What did ‘in modern Habits’ mean? When I first encountered it, I assumed that it meant that the dancers were wearing fashionable dress, rather than more archaic court costume (the ‘grand Habit’ of formal court wear). Returning to it now and looking more closely at its use in advertisements, I wonder if I had that the wrong way round. What illustrations there are of couples dancing the minuet in a ballroom setting (I know of none in a theatre) all show them in what looks like fashionable dress. The range of dancers who performed minuets in London’s theatres suggest that this was the case on stage too. So, did ‘in modern Habits’ suggest that Desnoyer and his partners wore the latest form of court dress, with him in an elaborate but fashionable suit and her in a court mantua with a hooped skirt rather than the stiff-bodied gown that was already beginning to disappear in England? I really need a costume expert to answer this!

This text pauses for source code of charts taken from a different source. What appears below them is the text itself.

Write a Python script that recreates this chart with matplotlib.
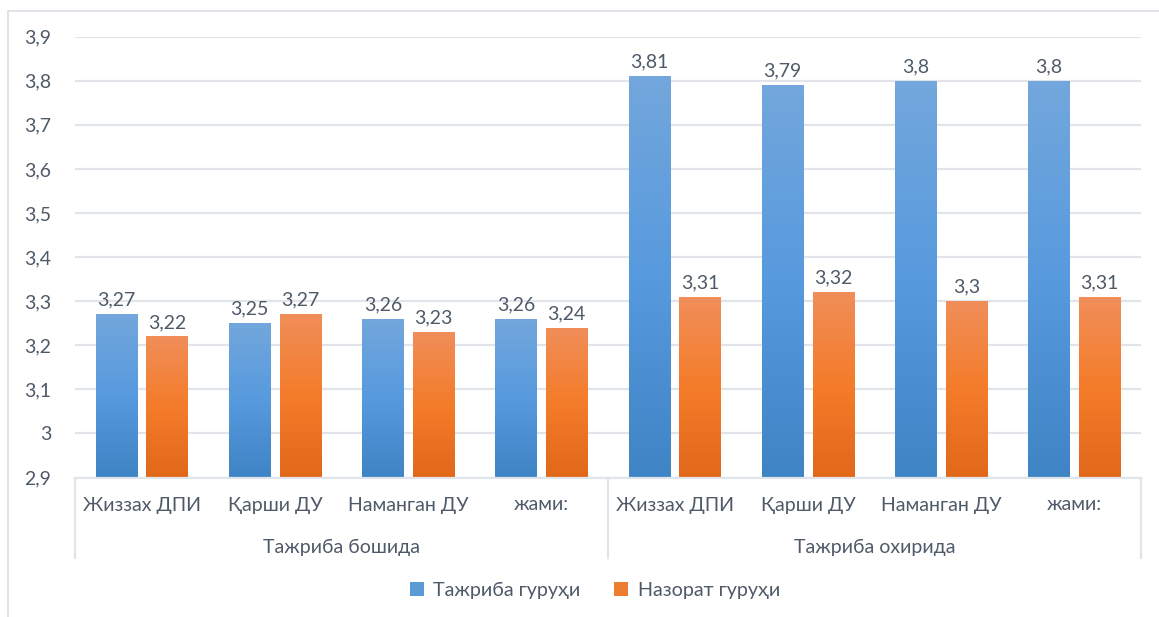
import matplotlib
matplotlib.use("Agg")
import matplotlib.pyplot as plt
import numpy as np
from matplotlib.patches import Rectangle, Patch
from matplotlib.colors import LinearSegmentedColormap
import matplotlib.transforms as mtransforms

plt.rcParams['font.family'] = ['Lato', 'Noto Sans', 'DejaVu Sans']

groups = ["Тажриба бошида", "Тажриба охирида"]
categories = ["Жиззах ДПИ", "Қарши ДУ", "Наманган ДУ", "жами:"]
series_names = ["Тажриба гуруҳи", "Назорат гуруҳи"]
experimental = [3.27, 3.25, 3.26, 3.26, 3.81, 3.79, 3.80, 3.80]
control = [3.22, 3.27, 3.23, 3.24, 3.31, 3.32, 3.30, 3.31]
yticks = [2.9, 3.0, 3.1, 3.2, 3.3, 3.4, 3.5, 3.6, 3.7, 3.8, 3.9]

W, H = 1159, 617
fig = plt.figure(figsize=(W / 100, H / 100), dpi=100)
TEXT = '#4f5a68'
GRID = '#e1e5eb'
FS = 14

# outer chart border
fig.patches.append(Rectangle((8 / W, -0.1), 1.2, 0.1 + (H - 11) / H,
                             transform=fig.transFigure, fill=False,
                             edgecolor='#d9dde3', linewidth=1.2))

left, right = 75 / W, 1141 / W
ybot, ytop = 1 - 477.5 / H, 1 - 36.7 / H
ax = fig.add_axes([left, ybot, right - left, ytop - ybot])

n = len(experimental)
x = np.arange(n)
bw = 0.31
off = 0.19

ax.set_xlim(-0.5, n - 0.5)
ax.set_ylim(2.9, 3.9)
ax.set_yticks(yticks)
ax.set_yticklabels([f"{v:g}".replace('.', ',') for v in yticks])
ax.yaxis.grid(True, color=GRID, linewidth=1.6)
ax.set_axisbelow(True)
for s in ['top', 'right', 'left']:
    ax.spines[s].set_visible(False)
ax.spines['bottom'].set_color(GRID)
ax.spines['bottom'].set_linewidth(1.6)
ax.tick_params(axis='y', length=0, pad=17, labelsize=FS, labelcolor=TEXT)
ax.set_xticks([])

blue_cmap = LinearSegmentedColormap.from_list('b', ['#3f84c5', '#579ade', '#73a7dc'])
orange_cmap = LinearSegmentedColormap.from_list('o', ['#e2681a', '#f47c2a', '#f08e5a'])
grad = np.linspace(0, 1, 256).reshape(-1, 1)

def grad_bars(xs, vals, cmap):
    bars = ax.bar(xs, [v - 2.9 for v in vals], bw, bottom=2.9, color='none',
                  edgecolor='none', zorder=2)
    for b in bars:
        x0, y0 = b.get_x(), b.get_y()
        w, h = b.get_width(), b.get_height()
        im = ax.imshow(grad, cmap=cmap, origin='lower', aspect='auto',
                       extent=[x0, x0 + w, y0, y0 + h], zorder=2)
        im.set_clip_path(b)
    return bars

grad_bars(x - off, experimental, blue_cmap)
grad_bars(x + off, control, orange_cmap)
ax.set_xlim(-0.5, n - 0.5)
ax.set_ylim(2.9, 3.9)

def fmt(v):
    return f"{v:g}".replace('.', ',')

for xi, v in zip(x - off, experimental):
    ax.annotate(fmt(v), (xi, v), xytext=(0, 4), textcoords='offset points',
                ha='center', va='bottom', fontsize=FS, color=TEXT)
for xi, v in zip(x + off, control):
    ax.annotate(fmt(v), (xi, v), xytext=(0, 4), textcoords='offset points',
                ha='center', va='bottom', fontsize=FS, color=TEXT)

# multi-level category axis
trans = mtransforms.blended_transform_factory(ax.transData, ax.transAxes)
ah = 477.5 - 36.7
y_inner = -(505 - 477.5) / ah
y_outer = -(547 - 477.5) / ah
y_sep = -(558 - 477.5) / ah
ncat = len(categories)
for i in range(n):
    ax.text(x[i], y_inner, categories[i % ncat], transform=trans, ha='center',
            va='center', fontsize=FS, color=TEXT)
for g, name in enumerate(groups):
    ax.text(g * ncat + (ncat - 1) / 2, y_outer, name, transform=trans,
            ha='center', va='center', fontsize=FS, color=TEXT)
for g in range(len(groups) + 1):
    xs = g * ncat - 0.5
    ax.plot([xs, xs], [0, y_sep], transform=trans, color=GRID, linewidth=1.6,
            clip_on=False)

handles = [Patch(facecolor='#5b9bd5'), Patch(facecolor='#ed7d31')]
fig.legend(handles, series_names, loc='center', bbox_to_anchor=(595 / W, 1 - 590 / H),
           ncol=2, frameon=False, fontsize=14.2, labelcolor=TEXT,
           handlelength=0.7, handleheight=0.7, handletextpad=0.5, columnspacing=1.7)

fig.savefig('out.png', dpi=100)
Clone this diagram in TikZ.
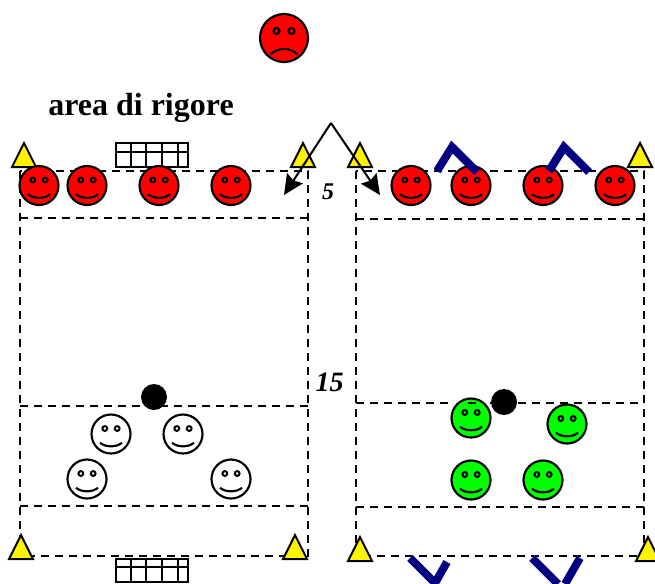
\documentclass[tikz,border=0pt]{standalone}
\usepackage{fontspec}
\setmainfont{Liberation Serif}
\usetikzlibrary{arrows.meta}
\definecolor{navyv}{RGB}{0,0,128}
\definecolor{greenf}{RGB}{0,255,0}
\tikzset{
  x=0.75pt,y=-0.75pt,
  field/.style={line width=1.5pt,dash pattern=on 6pt off 4.5pt},
  cone/.style={draw=black,fill=yellow,line width=1.5pt,line join=miter},
  goalnet/.style={draw=black,line width=1.5pt},
  stake/.style={draw=navyv,line width=6pt,line join=miter},
  ball/.style={circle,fill=black,draw=none,minimum size=19.5pt,inner sep=0pt},
  lab/.style={inner sep=0pt},
  pass/.style={-{Stealth[length=15pt,width=14pt,inset=2pt]},line width=1.5pt},
  pics/happy/.style={code={
    \draw[fill=#1,line width=1.6pt] (0,0) circle[radius=19.5];
    \draw[line width=1.5pt] (-6.2,-5.5) circle[radius=2.4] (6.2,-5.5) circle[radius=2.4];
    \draw[line width=1.6pt] (-11,8.8) .. controls (-5,13.5) and (5,13.5) .. (11,8.8);
  }},
  pics/sad/.style={code={
    \draw[fill=#1,line width=1.6pt] (0,0) circle[radius=24];
    \draw[line width=1.6pt] (-7.5,-7) circle[radius=3] (7.5,-7) circle[radius=3];
    \draw[line width=1.6pt] (-13.5,16.5) .. controls (-6,9) and (6,9) .. (13.5,16.5);
  }}
}
\newcommand{\conetri}[2]{\draw[cone] (#1,#2) -- ++(-12,24) -- ++(24,0) -- cycle;}
\newcommand{\goalbox}[2]{%
  \draw[goalnet] (116,#1) rectangle (188,#2);
  \draw[goalnet] (131,#1) -- (131,#2) (146,#1) -- (146,#2) (162,#1) -- (162,#2) (178,#1) -- (178,#2);
}
\begin{document}
\begin{tikzpicture}
\useasboundingbox (0,0) rectangle (655,583);
\clip (0,0) rectangle (655,583);
\fill[white] (0,0) rectangle (655,583);

% top face
\pic at (284,38) {sad=red};

% title
\node[inner sep=0pt,anchor=base west,font=\bfseries\fontsize{24}{28}\selectfont] (title) at (48,115) {area di rigore};

% goals
\goalbox{143}{167}
\draw[goalnet] (116,152) -- (188,152);
\goalbox{559}{582}
\draw[goalnet] (116,567) -- (188,567);

% green face drawn under its line
\pic at (471,418) {happy=greenf};

% left field
\draw[field] (20,171) rectangle (308,556);
\draw[field] (20,218) -- (308,218);
\draw[field] (20,406) -- (308,406);
\draw[field] (20,506) -- (308,506);

% right field
\draw[field] (356,171) rectangle (644,556);
\draw[field] (356,219) -- (644,219);
\draw[field] (356,507) -- (644,507);
\draw[field] (356,403) -- (450,403);
\draw[field] (468,403) -- (476,403);
\draw[field] (490,403) -- (644,403);

% cones
\conetri{24}{143}
\conetri{303}{143}
\conetri{360}{143}
\conetri{640}{143}
\conetri{21}{535}
\conetri{295}{535}
\conetri{360}{537}
\conetri{648}{537}

% stakes
\draw[stake] (437,171) -- (452,147) -- (477,172);
\draw[stake] (549,171) -- (564,147) -- (589,172);
\draw[stake] (410,558) -- (435,583) -- (447,562);
\draw[stake] (532,558) -- (558,584);
\draw[stake] (580,558) -- (565,584);

% red faces
\foreach \x in {39,87,159,231} {\pic at (\x,185.5) {happy=red};}
\foreach \x in {411,471,543,615} {\pic at (\x,185.5) {happy=red};}

% stakes over the faces
\draw[stake] (452,147) -- (477,172);
\draw[stake] (549,171) -- (564,147);

% white faces
\pic at (111,434) {happy=white};
\pic at (183,434) {happy=white};
\pic at (87,479) {happy=white};
\pic at (231,479) {happy=white};

% green faces
\pic at (567,424) {happy=greenf};
\pic at (471,480) {happy=greenf};
\pic at (543,480) {happy=greenf};

% balls
\node[ball] (ballL) at (154,397) {};
\node[ball] (ballR) at (504,402) {};

% pass arrows
\coordinate (apex) at (331,123);
\coordinate (tipL) at (284,195);
\coordinate (tipR) at (380,195);
\draw[pass] (apex) -- (tipL);
\draw[pass] (apex) -- (tipR);

% labels
\node[lab,font=\bfseries\itshape\fontsize{18}{20}\selectfont] (five) at (328,192) {5};
\node[lab,font=\bfseries\itshape\fontsize{21}{24}\selectfont] (fifteen) at (329.5,382) {15};
\end{tikzpicture}
\end{document}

Here is Augusta, Princess of Wales, in a stiff-bodied gown. The portrait, by Charles Philips, was painted at the time of her marriage in 1736.

Augusta Princess of Wales 1736

I have been unable to find a depiction of a court mantua of that period, but here is a portrait of Lady Betty Germain (also by Charles Philips) in a very elaborate mantua painted in 1731.

(c) National Trust, Knole; Supplied by The Public Catalogue Foundation

In both cases the skirt is far smaller than the dimensions it would attain in the 1740s. Desnoyer was, of course, part of court circles as dancing master to Frederick, Prince of Wales and some of his siblings, as well as (from 1736) Princess Augusta.

A minuet was quite often added to another ball dance at benefit performances. I have written in other posts about Aimable Vainqueur (the ‘Louvre’) and La Mariée on the London stage. Both were quite often performed with a Minuet, as were L’Abbé’s Prince of Wales’s Saraband, The Britain or Britannia (most likely Pecour’s La Bretagne) and even Isaac’s The Union, as well as a variety of named and unnamed ball dances that have not survived in notation. There were also minuets for three and for four, a Grotesque Minuet and a Mock Minuet. I hope to return to some, if not all, of these in later posts.